• _Set task_
Extract the text of every entry below exactly; leave images out.

Records from a data collection:

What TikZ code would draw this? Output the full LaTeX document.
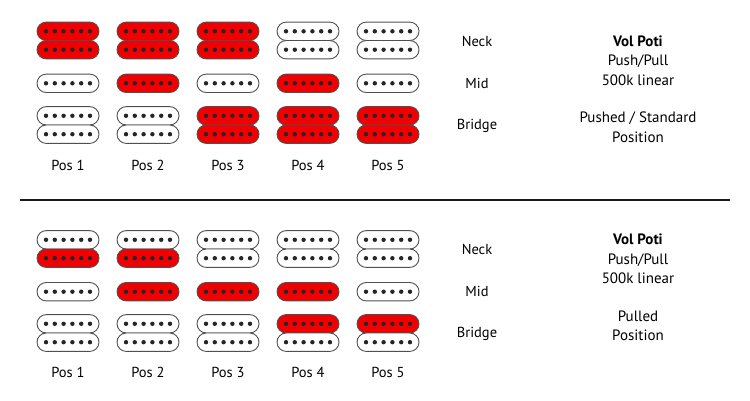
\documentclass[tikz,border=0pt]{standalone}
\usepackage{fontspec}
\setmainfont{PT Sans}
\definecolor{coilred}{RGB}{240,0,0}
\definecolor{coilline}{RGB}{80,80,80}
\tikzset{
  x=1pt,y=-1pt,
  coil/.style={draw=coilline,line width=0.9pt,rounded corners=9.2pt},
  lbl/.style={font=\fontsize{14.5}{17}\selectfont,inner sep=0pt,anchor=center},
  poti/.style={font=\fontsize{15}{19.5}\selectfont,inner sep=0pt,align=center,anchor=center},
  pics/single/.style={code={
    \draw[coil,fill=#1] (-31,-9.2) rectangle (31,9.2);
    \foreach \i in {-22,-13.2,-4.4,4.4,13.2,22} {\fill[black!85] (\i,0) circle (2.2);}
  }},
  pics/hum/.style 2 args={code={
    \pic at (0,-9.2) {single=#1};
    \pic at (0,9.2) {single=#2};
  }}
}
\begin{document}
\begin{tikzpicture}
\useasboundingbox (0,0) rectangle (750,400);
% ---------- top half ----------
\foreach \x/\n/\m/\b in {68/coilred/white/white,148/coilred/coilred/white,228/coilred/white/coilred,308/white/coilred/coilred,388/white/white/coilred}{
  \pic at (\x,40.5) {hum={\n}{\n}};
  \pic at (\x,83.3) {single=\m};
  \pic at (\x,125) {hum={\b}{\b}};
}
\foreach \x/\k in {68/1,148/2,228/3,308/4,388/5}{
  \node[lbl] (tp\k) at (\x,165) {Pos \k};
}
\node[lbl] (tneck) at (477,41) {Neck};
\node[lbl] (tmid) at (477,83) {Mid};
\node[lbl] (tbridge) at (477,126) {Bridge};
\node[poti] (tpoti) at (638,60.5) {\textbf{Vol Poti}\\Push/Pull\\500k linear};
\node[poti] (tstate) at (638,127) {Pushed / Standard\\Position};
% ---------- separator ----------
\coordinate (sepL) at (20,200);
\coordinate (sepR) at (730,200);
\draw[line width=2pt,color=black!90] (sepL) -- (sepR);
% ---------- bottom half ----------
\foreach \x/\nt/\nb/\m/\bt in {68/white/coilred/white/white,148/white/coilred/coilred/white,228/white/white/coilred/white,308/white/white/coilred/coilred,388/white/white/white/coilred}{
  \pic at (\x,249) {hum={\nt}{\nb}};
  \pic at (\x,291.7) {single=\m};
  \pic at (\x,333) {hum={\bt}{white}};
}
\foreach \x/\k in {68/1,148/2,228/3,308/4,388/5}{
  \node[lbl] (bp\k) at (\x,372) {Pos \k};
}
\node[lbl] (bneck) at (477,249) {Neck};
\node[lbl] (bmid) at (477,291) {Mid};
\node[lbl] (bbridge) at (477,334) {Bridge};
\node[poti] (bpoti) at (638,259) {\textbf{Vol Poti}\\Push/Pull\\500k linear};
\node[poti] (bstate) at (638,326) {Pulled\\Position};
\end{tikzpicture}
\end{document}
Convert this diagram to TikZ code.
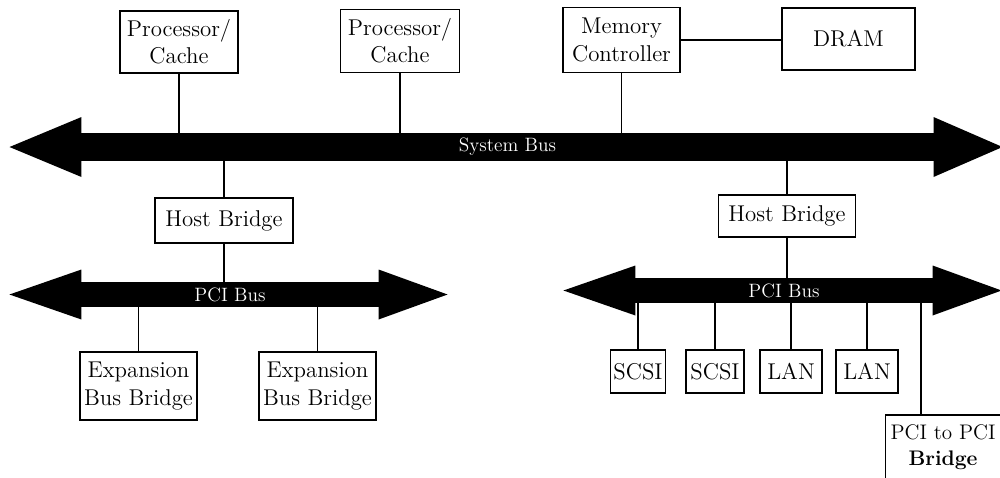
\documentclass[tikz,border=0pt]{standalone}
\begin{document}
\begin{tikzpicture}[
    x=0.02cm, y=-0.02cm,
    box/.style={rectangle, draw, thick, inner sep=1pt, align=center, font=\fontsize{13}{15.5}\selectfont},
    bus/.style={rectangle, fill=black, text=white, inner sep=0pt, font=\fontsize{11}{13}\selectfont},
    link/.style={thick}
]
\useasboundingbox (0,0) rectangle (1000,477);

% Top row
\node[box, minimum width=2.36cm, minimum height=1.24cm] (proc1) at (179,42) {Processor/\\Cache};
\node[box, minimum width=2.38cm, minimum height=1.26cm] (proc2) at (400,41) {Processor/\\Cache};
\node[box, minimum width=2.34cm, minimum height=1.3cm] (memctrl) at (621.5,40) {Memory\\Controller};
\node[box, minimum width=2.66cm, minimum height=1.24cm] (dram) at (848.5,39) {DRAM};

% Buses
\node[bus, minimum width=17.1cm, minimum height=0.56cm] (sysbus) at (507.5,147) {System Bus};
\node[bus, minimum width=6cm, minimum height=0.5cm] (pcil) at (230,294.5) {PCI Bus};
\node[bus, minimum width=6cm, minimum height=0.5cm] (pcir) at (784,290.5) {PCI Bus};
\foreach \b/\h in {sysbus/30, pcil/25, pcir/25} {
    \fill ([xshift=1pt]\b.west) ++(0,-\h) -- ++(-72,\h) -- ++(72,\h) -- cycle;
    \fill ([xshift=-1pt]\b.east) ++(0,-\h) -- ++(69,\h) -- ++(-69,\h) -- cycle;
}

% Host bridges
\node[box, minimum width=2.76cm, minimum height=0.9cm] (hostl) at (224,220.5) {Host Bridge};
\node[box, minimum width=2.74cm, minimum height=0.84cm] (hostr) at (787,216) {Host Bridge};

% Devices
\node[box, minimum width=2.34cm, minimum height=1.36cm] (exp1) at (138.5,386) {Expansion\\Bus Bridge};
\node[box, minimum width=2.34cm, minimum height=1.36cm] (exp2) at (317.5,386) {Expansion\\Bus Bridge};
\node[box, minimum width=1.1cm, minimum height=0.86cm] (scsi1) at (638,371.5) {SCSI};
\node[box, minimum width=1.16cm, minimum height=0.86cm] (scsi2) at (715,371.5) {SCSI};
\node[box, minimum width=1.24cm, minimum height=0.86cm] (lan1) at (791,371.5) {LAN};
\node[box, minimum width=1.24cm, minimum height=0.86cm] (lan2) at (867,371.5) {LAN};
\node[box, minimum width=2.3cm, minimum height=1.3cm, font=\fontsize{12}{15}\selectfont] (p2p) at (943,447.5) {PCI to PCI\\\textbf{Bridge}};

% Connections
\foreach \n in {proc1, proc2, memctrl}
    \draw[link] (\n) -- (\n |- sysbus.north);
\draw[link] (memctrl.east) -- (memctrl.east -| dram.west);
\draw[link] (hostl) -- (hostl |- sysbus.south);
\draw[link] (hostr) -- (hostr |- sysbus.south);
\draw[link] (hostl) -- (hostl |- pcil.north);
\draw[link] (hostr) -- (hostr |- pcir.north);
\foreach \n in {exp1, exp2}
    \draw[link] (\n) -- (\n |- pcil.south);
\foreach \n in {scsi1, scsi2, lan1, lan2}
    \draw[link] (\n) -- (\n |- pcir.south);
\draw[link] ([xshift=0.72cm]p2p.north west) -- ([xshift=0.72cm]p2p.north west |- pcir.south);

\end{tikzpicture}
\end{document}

• _Expected output_
What TikZ code would draw this? Output the full LaTeX document.
\documentclass[tikz,border=0pt]{standalone}
\usepackage{fontspec}
\setmainfont{PT Sans}
\definecolor{coilred}{RGB}{240,0,0}
\definecolor{coilline}{RGB}{80,80,80}
\tikzset{
  x=1pt,y=-1pt,
  coil/.style={draw=coilline,line width=0.9pt,rounded corners=9.2pt},
  lbl/.style={font=\fontsize{14.5}{17}\selectfont,inner sep=0pt,anchor=center},
  poti/.style={font=\fontsize{15}{19.5}\selectfont,inner sep=0pt,align=center,anchor=center},
  pics/single/.style={code={
    \draw[coil,fill=#1] (-31,-9.2) rectangle (31,9.2);
    \foreach \i in {-22,-13.2,-4.4,4.4,13.2,22} {\fill[black!85] (\i,0) circle (2.2);}
  }},
  pics/hum/.style 2 args={code={
    \pic at (0,-9.2) {single=#1};
    \pic at (0,9.2) {single=#2};
  }}
}
\begin{document}
\begin{tikzpicture}
\useasboundingbox (0,0) rectangle (750,400);
% ---------- top half ----------
\foreach \x/\n/\m/\b in {68/coilred/white/white,148/coilred/coilred/white,228/coilred/white/coilred,308/white/coilred/coilred,388/white/white/coilred}{
  \pic at (\x,40.5) {hum={\n}{\n}};
  \pic at (\x,83.3) {single=\m};
  \pic at (\x,125) {hum={\b}{\b}};
}
\foreach \x/\k in {68/1,148/2,228/3,308/4,388/5}{
  \node[lbl] (tp\k) at (\x,165) {Pos \k};
}
\node[lbl] (tneck) at (477,41) {Neck};
\node[lbl] (tmid) at (477,83) {Mid};
\node[lbl] (tbridge) at (477,126) {Bridge};
\node[poti] (tpoti) at (638,60.5) {\textbf{Vol Poti}\\Push/Pull\\500k linear};
\node[poti] (tstate) at (638,127) {Pushed / Standard\\Position};
% ---------- separator ----------
\coordinate (sepL) at (20,200);
\coordinate (sepR) at (730,200);
\draw[line width=2pt,color=black!90] (sepL) -- (sepR);
% ---------- bottom half ----------
\foreach \x/\nt/\nb/\m/\bt in {68/white/coilred/white/white,148/white/coilred/coilred/white,228/white/white/coilred/white,308/white/white/coilred/coilred,388/white/white/white/coilred}{
  \pic at (\x,249) {hum={\nt}{\nb}};
  \pic at (\x,291.7) {single=\m};
  \pic at (\x,333) {hum={\bt}{white}};
}
\foreach \x/\k in {68/1,148/2,228/3,308/4,388/5}{
  \node[lbl] (bp\k) at (\x,372) {Pos \k};
}
\node[lbl] (bneck) at (477,249) {Neck};
\node[lbl] (bmid) at (477,291) {Mid};
\node[lbl] (bbridge) at (477,334) {Bridge};
\node[poti] (bpoti) at (638,259) {\textbf{Vol Poti}\\Push/Pull\\500k linear};
\node[poti] (bstate) at (638,326) {Pulled\\Position};
\end{tikzpicture}
\end{document}
Convert this diagram to TikZ code.
\documentclass[tikz,border=0pt]{standalone}
\begin{document}
\begin{tikzpicture}[
    x=0.02cm, y=-0.02cm,
    box/.style={rectangle, draw, thick, inner sep=1pt, align=center, font=\fontsize{13}{15.5}\selectfont},
    bus/.style={rectangle, fill=black, text=white, inner sep=0pt, font=\fontsize{11}{13}\selectfont},
    link/.style={thick}
]
\useasboundingbox (0,0) rectangle (1000,477);

% Top row
\node[box, minimum width=2.36cm, minimum height=1.24cm] (proc1) at (179,42) {Processor/\\Cache};
\node[box, minimum width=2.38cm, minimum height=1.26cm] (proc2) at (400,41) {Processor/\\Cache};
\node[box, minimum width=2.34cm, minimum height=1.3cm] (memctrl) at (621.5,40) {Memory\\Controller};
\node[box, minimum width=2.66cm, minimum height=1.24cm] (dram) at (848.5,39) {DRAM};

% Buses
\node[bus, minimum width=17.1cm, minimum height=0.56cm] (sysbus) at (507.5,147) {System Bus};
\node[bus, minimum width=6cm, minimum height=0.5cm] (pcil) at (230,294.5) {PCI Bus};
\node[bus, minimum width=6cm, minimum height=0.5cm] (pcir) at (784,290.5) {PCI Bus};
\foreach \b/\h in {sysbus/30, pcil/25, pcir/25} {
    \fill ([xshift=1pt]\b.west) ++(0,-\h) -- ++(-72,\h) -- ++(72,\h) -- cycle;
    \fill ([xshift=-1pt]\b.east) ++(0,-\h) -- ++(69,\h) -- ++(-69,\h) -- cycle;
}

% Host bridges
\node[box, minimum width=2.76cm, minimum height=0.9cm] (hostl) at (224,220.5) {Host Bridge};
\node[box, minimum width=2.74cm, minimum height=0.84cm] (hostr) at (787,216) {Host Bridge};

% Devices
\node[box, minimum width=2.34cm, minimum height=1.36cm] (exp1) at (138.5,386) {Expansion\\Bus Bridge};
\node[box, minimum width=2.34cm, minimum height=1.36cm] (exp2) at (317.5,386) {Expansion\\Bus Bridge};
\node[box, minimum width=1.1cm, minimum height=0.86cm] (scsi1) at (638,371.5) {SCSI};
\node[box, minimum width=1.16cm, minimum height=0.86cm] (scsi2) at (715,371.5) {SCSI};
\node[box, minimum width=1.24cm, minimum height=0.86cm] (lan1) at (791,371.5) {LAN};
\node[box, minimum width=1.24cm, minimum height=0.86cm] (lan2) at (867,371.5) {LAN};
\node[box, minimum width=2.3cm, minimum height=1.3cm, font=\fontsize{12}{15}\selectfont] (p2p) at (943,447.5) {PCI to PCI\\\textbf{Bridge}};

% Connections
\foreach \n in {proc1, proc2, memctrl}
    \draw[link] (\n) -- (\n |- sysbus.north);
\draw[link] (memctrl.east) -- (memctrl.east -| dram.west);
\draw[link] (hostl) -- (hostl |- sysbus.south);
\draw[link] (hostr) -- (hostr |- sysbus.south);
\draw[link] (hostl) -- (hostl |- pcil.north);
\draw[link] (hostr) -- (hostr |- pcir.north);
\foreach \n in {exp1, exp2}
    \draw[link] (\n) -- (\n |- pcil.south);
\foreach \n in {scsi1, scsi2, lan1, lan2}
    \draw[link] (\n) -- (\n |- pcir.south);
\draw[link] ([xshift=0.72cm]p2p.north west) -- ([xshift=0.72cm]p2p.north west |- pcir.south);

\end{tikzpicture}
\end{document}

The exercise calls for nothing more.